### The task
Starting at the first line of the data, please print exactly those lines through the one that holds "from bokeh.resources import INLINE", omitting every picture.

+++++

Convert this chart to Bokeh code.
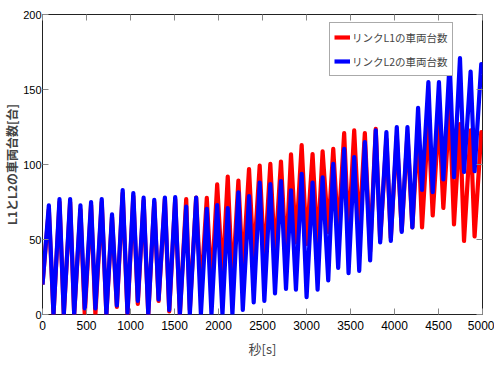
import math
from bokeh.plotting import figure
from bokeh.models import Range1d, LinearAxis, Legend, LegendItem, FixedTicker
from bokeh.embed import file_html
from bokeh.resources import INLINE

# --- data (peak / trough extremes of each cycle) ---
start_t = 0
end_t = 5000
peak_t = [72, 193, 314, 431, 552, 673, 790, 911, 1032, 1149, 1270, 1391, 1508, 1633,
          1746, 1867, 1985, 2105, 2226, 2347, 2468, 2589, 2710, 2824, 2945, 3069, 3183,
          3304, 3428, 3542, 3663, 3787, 3908, 4026, 4147, 4268, 4385, 4505, 4627, 4744,
          4865, 4986]
trough_t = [125, 242, 360, 480, 601, 726, 845, 966, 1083, 1202, 1319, 1440, 1561, 1674,
            1800, 1920, 2045, 2158, 2276, 2400, 2521, 2642, 2767, 2880, 3001, 3126, 3247,
            3360, 3478, 3599, 3723, 3837, 3958, 4082, 4203, 4313, 4434, 4555, 4676, 4790,
            4910]

l1_start, l1_end = 20, 118
l1_peaks = [70, 75, 75, 70, 73, 75, 65, 81, 79, 76, 75, 77, 77, 77, 78, 77.8, 86.7, 92,
            89.3, 97, 99.3, 100.4, 102, 106.7, 113, 107, 108.7, 110.4, 121, 122.7, 121,
            123.8, 117, 119, 120, 123, 130, 132.7, 138, 127, 122.7, 121.6]
l1_troughs = [0, 0, 0, 0, 0, 0, 5, 0, 7, 0, 9, 2, 0, 3, 14, 18, 25, 20, 29, 35.6, 34, 39,
              37, 48, 47, 45, 55, 54, 53, 55, 42, 50, 51, 56, 58, 58, 66, 71, 60, 49, 52]

l2_start, l2_end = 20, 160
l2_peaks = [72.7, 77, 77, 72.7, 75, 77, 66.7, 83, 81, 78, 76.5, 78, 78.3, 72, 78, 70.4,
            73, 71, 81.5, 79, 88, 87, 89, 82.7, 93.8, 88, 91.5, 100.4, 110.4, 105, 115,
            122.7, 121.6, 125, 125, 137.8, 155, 155, 169, 171, 162, 167]
l2_troughs = [0, 0, 0, 4, 4, 0, 6, 1, 9, 0, 10, 3, 0, 0, 0, 0, 0, 0, 3, 8, 9, 14, 17,
              16.5, 11.6, 16.5, 22.7, 31, 27.5, 29, 36, 48, 49, 55, 58, 83, 81.5, 90,
              91.5, 95, 95.5]

series_names = ["リンクL1の車両台数", "リンクL2の車両台数"]
x_ticks = [0, 500, 1000, 1500, 2000, 2500, 3000, 3500, 4000, 4500, 5000]
y_ticks = [0, 50, 100, 150, 200]
x_label = "秒[s]"
y_label = "L1とL2の車両台数[台]"


def build(start_v, peaks, troughs, end_v):
    ts = [start_t]
    vs = [start_v]
    for i, (pt, pv) in enumerate(zip(peak_t, peaks)):
        ts.append(pt)
        vs.append(pv)
        if i < len(trough_t):
            ts.append(trough_t[i])
            vs.append(troughs[i])
    ts.append(end_t)
    vs.append(end_v)
    return ts, vs


x1, y1 = build(l1_start, l1_peaks, l1_troughs, l1_end)
x2, y2 = build(l2_start, l2_peaks, l2_troughs, l2_end)

NUM_FONT = "Liberation Sans"
JP_FONT = "Noto Sans CJK JP"

p = figure(width=494, height=367, output_backend="svg", toolbar_location=None,
           x_range=Range1d(0, 5000), y_range=Range1d(0, 200),
           min_border_left=41, min_border_right=12, min_border_top=14, min_border_bottom=53)
p.xgrid.visible = False
p.ygrid.visible = False
p.outline_line_color = "#222222"
p.outline_line_width = 1
p.background_fill_color = "white"
p.border_fill_color = "white"

r1 = p.line(x1, y1, line_color="#ff0000", line_width=4.2, line_join="round")
r2 = p.line(x2, y2, line_color="#0000ff", line_width=4.2, line_join="round")

for ax in (p.xaxis[0], p.yaxis[0]):
    ax.axis_line_color = None
    ax.major_tick_in = 6
    ax.major_tick_out = 0
    ax.major_tick_line_color = "#888888"
    ax.minor_tick_line_color = None
    ax.major_label_text_font = NUM_FONT
    ax.major_label_text_color = "black"

p.xaxis[0].major_label_text_font_size = "12px"
p.yaxis[0].major_label_text_font_size = "11px"
p.xaxis[0].ticker = FixedTicker(ticks=x_ticks)
p.yaxis[0].ticker = FixedTicker(ticks=y_ticks)
p.xaxis[0].major_label_standoff = 6
p.yaxis[0].major_label_standoff = 1

p.xaxis[0].axis_label = x_label
p.xaxis[0].axis_label_text_font = JP_FONT
p.xaxis[0].axis_label_text_font_size = "13px"
p.xaxis[0].axis_label_text_font_style = "normal"
p.xaxis[0].axis_label_standoff = 6

p.yaxis[0].axis_label = y_label
p.yaxis[0].axis_label_text_font = JP_FONT
p.yaxis[0].axis_label_text_font_size = "12px"
p.yaxis[0].axis_label_text_font_style = "bold"
p.yaxis[0].axis_label_standoff = 0

# mirrored ticks on top and right (box on)
top = LinearAxis(ticker=FixedTicker(ticks=x_ticks), axis_line_color=None,
                 major_tick_in=6, major_tick_out=0, major_tick_line_color="#888888",
                 minor_tick_line_color=None, major_label_text_color=None,
                 major_label_standoff=0)
right = LinearAxis(ticker=FixedTicker(ticks=y_ticks), axis_line_color=None,
                   major_tick_in=6, major_tick_out=0, major_tick_line_color="#888888",
                   minor_tick_line_color=None, major_label_text_color=None,
                   major_label_standoff=0)
p.add_layout(top, "above")
p.add_layout(right, "right")

legend = Legend(items=[LegendItem(label=series_names[0], renderers=[r1]),
                       LegendItem(label=series_names[1], renderers=[r2])],
                location=(287, 238), orientation="vertical")
legend.label_text_font = JP_FONT
legend.label_text_font_size = "10.5px"
legend.label_standoff = 2
legend.glyph_width = 16
legend.glyph_height = 20
legend.label_height = 20
legend.spacing = 4
legend.padding = 4
legend.margin = 0
legend.border_line_color = "#555555"
legend.border_line_width = 1
legend.background_fill_color = "white"
legend.background_fill_alpha = 1
p.add_layout(legend, "center")

open("out.html", "w").write(file_html(p, INLINE))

+++++

### Exercise result
Convert this chart to Bokeh code.
import math
from bokeh.plotting import figure
from bokeh.models import Range1d, LinearAxis, Legend, LegendItem, FixedTicker
from bokeh.embed import file_html
from bokeh.resources import INLINE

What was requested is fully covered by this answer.